*Required task*:
Set down each line of the material that follows, exactly, with no pictures.

*Dataset section*:
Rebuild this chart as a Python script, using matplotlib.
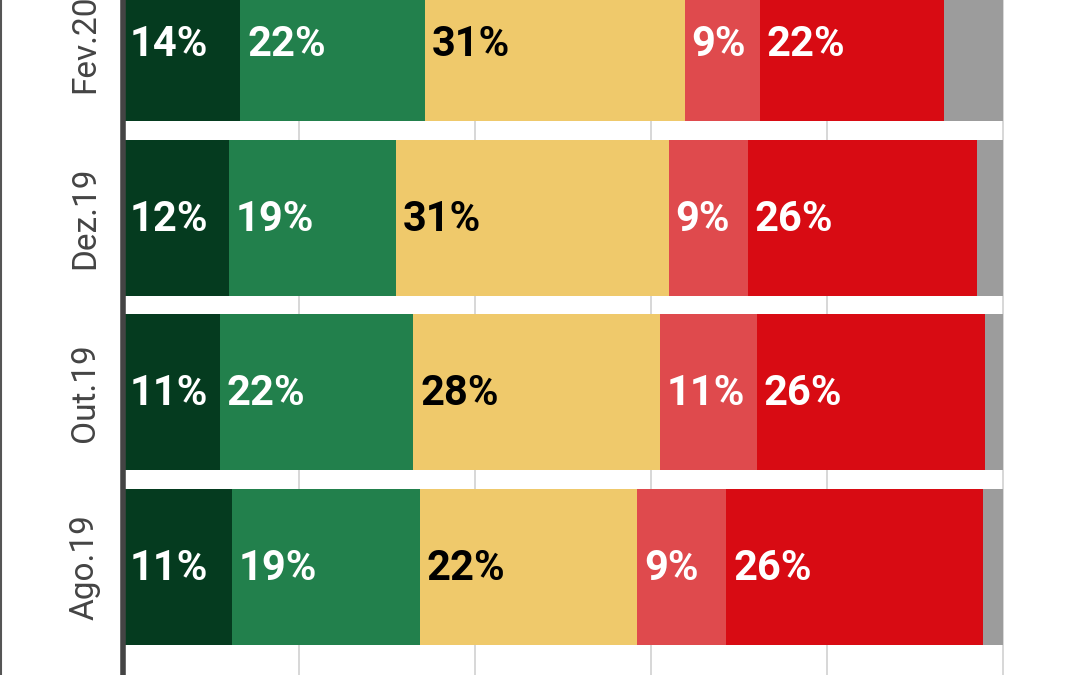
import numpy as np
import matplotlib
matplotlib.use("Agg")
from matplotlib import pyplot as plt
from matplotlib.lines import Line2D

# survey waves, bottom to top
periods = ["Ago.19", "Out.19", "Dez.19", "Fev.20"]

# raw shares (%) per answer, same order as periods
otimo = [11, 11, 12, 14]
bom = [19, 22, 19, 22]
regular = [22, 28, 31, 31]
ruim = [9, 11, 9, 9]
pessimo = [26, 26, 26, 22]
nao_sabe = [2, 2, 3, 7]

series = [otimo, bom, regular, ruim, pessimo, nao_sabe]
colors = ["#053b1f", "#22804c", "#efc96b", "#df4a4d", "#d80b13", "#9c9c9c"]
text_colors = ["white", "white", "black", "white", "white", None]

raw = np.array(series, dtype=float)
share = raw / raw.sum(axis=0) * 100  # bars are normalised to 100%

fig = plt.figure(figsize=(10.8, 6.75), dpi=100)
ax = fig.add_axes([123 / 1080, 0, 957 / 1080, 1])

y = np.arange(len(periods))
left = np.zeros(len(periods))
for i in range(len(series)):
    ax.barh(y, share[i], left=left, height=0.894, color=colors[i], zorder=2)
    if text_colors[i] is not None:
        for j in range(len(periods)):
            ax.annotate("%d%%" % raw[i][j], (left[j], y[j]), xytext=(5, -1),
                        textcoords="offset points", ha="left", va="center",
                        fontsize=30, fontweight="bold", family="Roboto",
                        color=text_colors[i], zorder=3)
    left += share[i]

ax.set_xlim(0, 100 * 957 / 880)
ax.set_ylim(-0.619, 3.249)
ax.set_xticks([0, 20, 40, 60, 80, 100])
ax.set_xticklabels([])
ax.tick_params(axis="x", length=0)
ax.grid(axis="x", color="#d4d4d4", linewidth=1.3, zorder=0)
ax.set_axisbelow(True)

ax.set_yticks(y)
ax.set_yticklabels(periods, rotation=90, va="center", fontsize=24,
                   family="Roboto", color="#444444")
ax.tick_params(axis="y", length=0, pad=16)

for s in ["top", "right", "bottom"]:
    ax.spines[s].set_visible(False)
ax.spines["left"].set_color("#444444")
ax.spines["left"].set_linewidth(4)
ax.spines["left"].set_zorder(4)

# dark edge on the far left of the screenshot
fig.add_artist(Line2D([0.001, 0.001], [0, 1], color="#555555", linewidth=1.5))

plt.savefig("out.png", dpi=100)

*Reply to the exercise*:
Rebuild this chart as a Python script, using matplotlib.
import numpy as np
import matplotlib
matplotlib.use("Agg")
from matplotlib import pyplot as plt
from matplotlib.lines import Line2D

# survey waves, bottom to top
periods = ["Ago.19", "Out.19", "Dez.19", "Fev.20"]

# raw shares (%) per answer, same order as periods
otimo = [11, 11, 12, 14]
bom = [19, 22, 19, 22]
regular = [22, 28, 31, 31]
ruim = [9, 11, 9, 9]
pessimo = [26, 26, 26, 22]
nao_sabe = [2, 2, 3, 7]

series = [otimo, bom, regular, ruim, pessimo, nao_sabe]
colors = ["#053b1f", "#22804c", "#efc96b", "#df4a4d", "#d80b13", "#9c9c9c"]
text_colors = ["white", "white", "black", "white", "white", None]

raw = np.array(series, dtype=float)
share = raw / raw.sum(axis=0) * 100  # bars are normalised to 100%

fig = plt.figure(figsize=(10.8, 6.75), dpi=100)
ax = fig.add_axes([123 / 1080, 0, 957 / 1080, 1])

y = np.arange(len(periods))
left = np.zeros(len(periods))
for i in range(len(series)):
    ax.barh(y, share[i], left=left, height=0.894, color=colors[i], zorder=2)
    if text_colors[i] is not None:
        for j in range(len(periods)):
            ax.annotate("%d%%" % raw[i][j], (left[j], y[j]), xytext=(5, -1),
                        textcoords="offset points", ha="left", va="center",
                        fontsize=30, fontweight="bold", family="Roboto",
                        color=text_colors[i], zorder=3)
    left += share[i]

ax.set_xlim(0, 100 * 957 / 880)
ax.set_ylim(-0.619, 3.249)
ax.set_xticks([0, 20, 40, 60, 80, 100])
ax.set_xticklabels([])
ax.tick_params(axis="x", length=0)
ax.grid(axis="x", color="#d4d4d4", linewidth=1.3, zorder=0)
ax.set_axisbelow(True)

ax.set_yticks(y)
ax.set_yticklabels(periods, rotation=90, va="center", fontsize=24,
                   family="Roboto", color="#444444")
ax.tick_params(axis="y", length=0, pad=16)

for s in ["top", "right", "bottom"]:
    ax.spines[s].set_visible(False)
ax.spines["left"].set_color("#444444")
ax.spines["left"].set_linewidth(4)
ax.spines["left"].set_zorder(4)

# dark edge on the far left of the screenshot
fig.add_artist(Line2D([0.001, 0.001], [0, 1], color="#555555", linewidth=1.5))

plt.savefig("out.png", dpi=100)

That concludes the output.